#### WRITTEN TASK:
In your copy, leave out the pictures; write out all the data exactly.
============
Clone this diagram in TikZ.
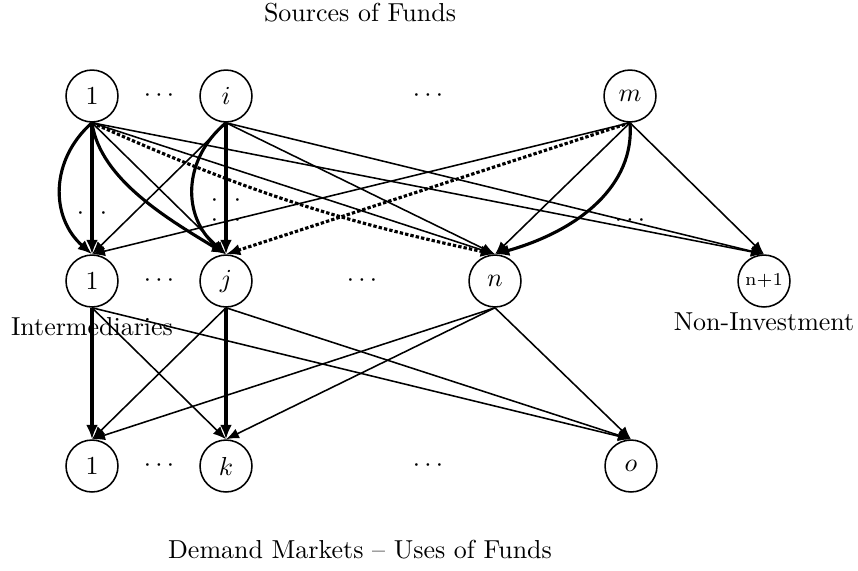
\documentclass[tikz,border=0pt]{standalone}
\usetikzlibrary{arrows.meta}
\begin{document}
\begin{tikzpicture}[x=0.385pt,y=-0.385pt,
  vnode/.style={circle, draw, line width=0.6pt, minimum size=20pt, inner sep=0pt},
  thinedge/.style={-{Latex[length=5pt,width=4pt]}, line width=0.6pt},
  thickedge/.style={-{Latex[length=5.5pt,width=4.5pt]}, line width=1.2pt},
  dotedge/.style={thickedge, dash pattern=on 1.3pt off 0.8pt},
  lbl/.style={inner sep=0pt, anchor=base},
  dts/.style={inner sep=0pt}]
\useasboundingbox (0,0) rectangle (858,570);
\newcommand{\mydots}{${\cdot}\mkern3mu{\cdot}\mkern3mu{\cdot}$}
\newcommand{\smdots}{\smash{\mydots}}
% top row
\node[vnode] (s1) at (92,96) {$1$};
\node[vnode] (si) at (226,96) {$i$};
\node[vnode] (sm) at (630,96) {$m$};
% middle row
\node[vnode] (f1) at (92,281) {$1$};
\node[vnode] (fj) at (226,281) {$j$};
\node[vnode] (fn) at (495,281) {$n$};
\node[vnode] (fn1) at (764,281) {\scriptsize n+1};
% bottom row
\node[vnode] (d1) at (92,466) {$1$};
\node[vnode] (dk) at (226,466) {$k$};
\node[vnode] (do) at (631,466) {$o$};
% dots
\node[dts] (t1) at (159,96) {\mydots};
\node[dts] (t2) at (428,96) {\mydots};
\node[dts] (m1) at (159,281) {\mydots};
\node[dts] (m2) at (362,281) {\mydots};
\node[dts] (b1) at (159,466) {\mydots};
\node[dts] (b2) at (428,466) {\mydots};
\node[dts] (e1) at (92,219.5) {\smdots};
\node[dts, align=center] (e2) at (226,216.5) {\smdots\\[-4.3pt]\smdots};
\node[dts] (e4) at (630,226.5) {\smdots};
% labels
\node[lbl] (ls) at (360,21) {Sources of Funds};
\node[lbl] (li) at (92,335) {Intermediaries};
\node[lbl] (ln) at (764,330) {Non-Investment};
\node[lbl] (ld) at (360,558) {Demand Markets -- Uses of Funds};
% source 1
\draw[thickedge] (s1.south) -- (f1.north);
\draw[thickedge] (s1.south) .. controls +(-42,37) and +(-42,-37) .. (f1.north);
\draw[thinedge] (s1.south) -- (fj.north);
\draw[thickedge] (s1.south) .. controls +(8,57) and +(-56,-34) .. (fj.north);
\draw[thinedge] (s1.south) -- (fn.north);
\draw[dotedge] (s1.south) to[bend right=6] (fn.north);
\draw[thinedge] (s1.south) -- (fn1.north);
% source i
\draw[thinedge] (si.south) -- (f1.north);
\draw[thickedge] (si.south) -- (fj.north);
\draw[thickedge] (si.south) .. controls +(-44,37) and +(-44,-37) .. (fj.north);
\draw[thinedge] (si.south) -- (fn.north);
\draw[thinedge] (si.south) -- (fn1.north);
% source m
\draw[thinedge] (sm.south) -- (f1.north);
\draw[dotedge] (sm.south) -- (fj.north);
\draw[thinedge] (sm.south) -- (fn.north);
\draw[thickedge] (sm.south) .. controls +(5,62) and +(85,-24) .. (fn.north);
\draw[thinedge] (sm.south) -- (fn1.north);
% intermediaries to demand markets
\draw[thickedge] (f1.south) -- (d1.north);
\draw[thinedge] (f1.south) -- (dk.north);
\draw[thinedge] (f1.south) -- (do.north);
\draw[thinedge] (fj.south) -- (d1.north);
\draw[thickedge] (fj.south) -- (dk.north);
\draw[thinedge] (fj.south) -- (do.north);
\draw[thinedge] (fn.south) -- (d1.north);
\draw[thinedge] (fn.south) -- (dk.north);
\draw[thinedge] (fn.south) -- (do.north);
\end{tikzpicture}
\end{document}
============
#### SOLUTION FOR THIS PROBLEM:
Clone this diagram in TikZ.
\documentclass[tikz,border=0pt]{standalone}
\usetikzlibrary{arrows.meta}
\begin{document}
\begin{tikzpicture}[x=0.385pt,y=-0.385pt,
  vnode/.style={circle, draw, line width=0.6pt, minimum size=20pt, inner sep=0pt},
  thinedge/.style={-{Latex[length=5pt,width=4pt]}, line width=0.6pt},
  thickedge/.style={-{Latex[length=5.5pt,width=4.5pt]}, line width=1.2pt},
  dotedge/.style={thickedge, dash pattern=on 1.3pt off 0.8pt},
  lbl/.style={inner sep=0pt, anchor=base},
  dts/.style={inner sep=0pt}]
\useasboundingbox (0,0) rectangle (858,570);
\newcommand{\mydots}{${\cdot}\mkern3mu{\cdot}\mkern3mu{\cdot}$}
\newcommand{\smdots}{\smash{\mydots}}
% top row
\node[vnode] (s1) at (92,96) {$1$};
\node[vnode] (si) at (226,96) {$i$};
\node[vnode] (sm) at (630,96) {$m$};
% middle row
\node[vnode] (f1) at (92,281) {$1$};
\node[vnode] (fj) at (226,281) {$j$};
\node[vnode] (fn) at (495,281) {$n$};
\node[vnode] (fn1) at (764,281) {\scriptsize n+1};
% bottom row
\node[vnode] (d1) at (92,466) {$1$};
\node[vnode] (dk) at (226,466) {$k$};
\node[vnode] (do) at (631,466) {$o$};
% dots
\node[dts] (t1) at (159,96) {\mydots};
\node[dts] (t2) at (428,96) {\mydots};
\node[dts] (m1) at (159,281) {\mydots};
\node[dts] (m2) at (362,281) {\mydots};
\node[dts] (b1) at (159,466) {\mydots};
\node[dts] (b2) at (428,466) {\mydots};
\node[dts] (e1) at (92,219.5) {\smdots};
\node[dts, align=center] (e2) at (226,216.5) {\smdots\\[-4.3pt]\smdots};
\node[dts] (e4) at (630,226.5) {\smdots};
% labels
\node[lbl] (ls) at (360,21) {Sources of Funds};
\node[lbl] (li) at (92,335) {Intermediaries};
\node[lbl] (ln) at (764,330) {Non-Investment};
\node[lbl] (ld) at (360,558) {Demand Markets -- Uses of Funds};
% source 1
\draw[thickedge] (s1.south) -- (f1.north);
\draw[thickedge] (s1.south) .. controls +(-42,37) and +(-42,-37) .. (f1.north);
\draw[thinedge] (s1.south) -- (fj.north);
\draw[thickedge] (s1.south) .. controls +(8,57) and +(-56,-34) .. (fj.north);
\draw[thinedge] (s1.south) -- (fn.north);
\draw[dotedge] (s1.south) to[bend right=6] (fn.north);
\draw[thinedge] (s1.south) -- (fn1.north);
% source i
\draw[thinedge] (si.south) -- (f1.north);
\draw[thickedge] (si.south) -- (fj.north);
\draw[thickedge] (si.south) .. controls +(-44,37) and +(-44,-37) .. (fj.north);
\draw[thinedge] (si.south) -- (fn.north);
\draw[thinedge] (si.south) -- (fn1.north);
% source m
\draw[thinedge] (sm.south) -- (f1.north);
\draw[dotedge] (sm.south) -- (fj.north);
\draw[thinedge] (sm.south) -- (fn.north);
\draw[thickedge] (sm.south) .. controls +(5,62) and +(85,-24) .. (fn.north);
\draw[thinedge] (sm.south) -- (fn1.north);
% intermediaries to demand markets
\draw[thickedge] (f1.south) -- (d1.north);
\draw[thinedge] (f1.south) -- (dk.north);
\draw[thinedge] (f1.south) -- (do.north);
\draw[thinedge] (fj.south) -- (d1.north);
\draw[thickedge] (fj.south) -- (dk.north);
\draw[thinedge] (fj.south) -- (do.north);
\draw[thinedge] (fn.south) -- (d1.north);
\draw[thinedge] (fn.south) -- (dk.north);
\draw[thinedge] (fn.south) -- (do.north);
\end{tikzpicture}
\end{document}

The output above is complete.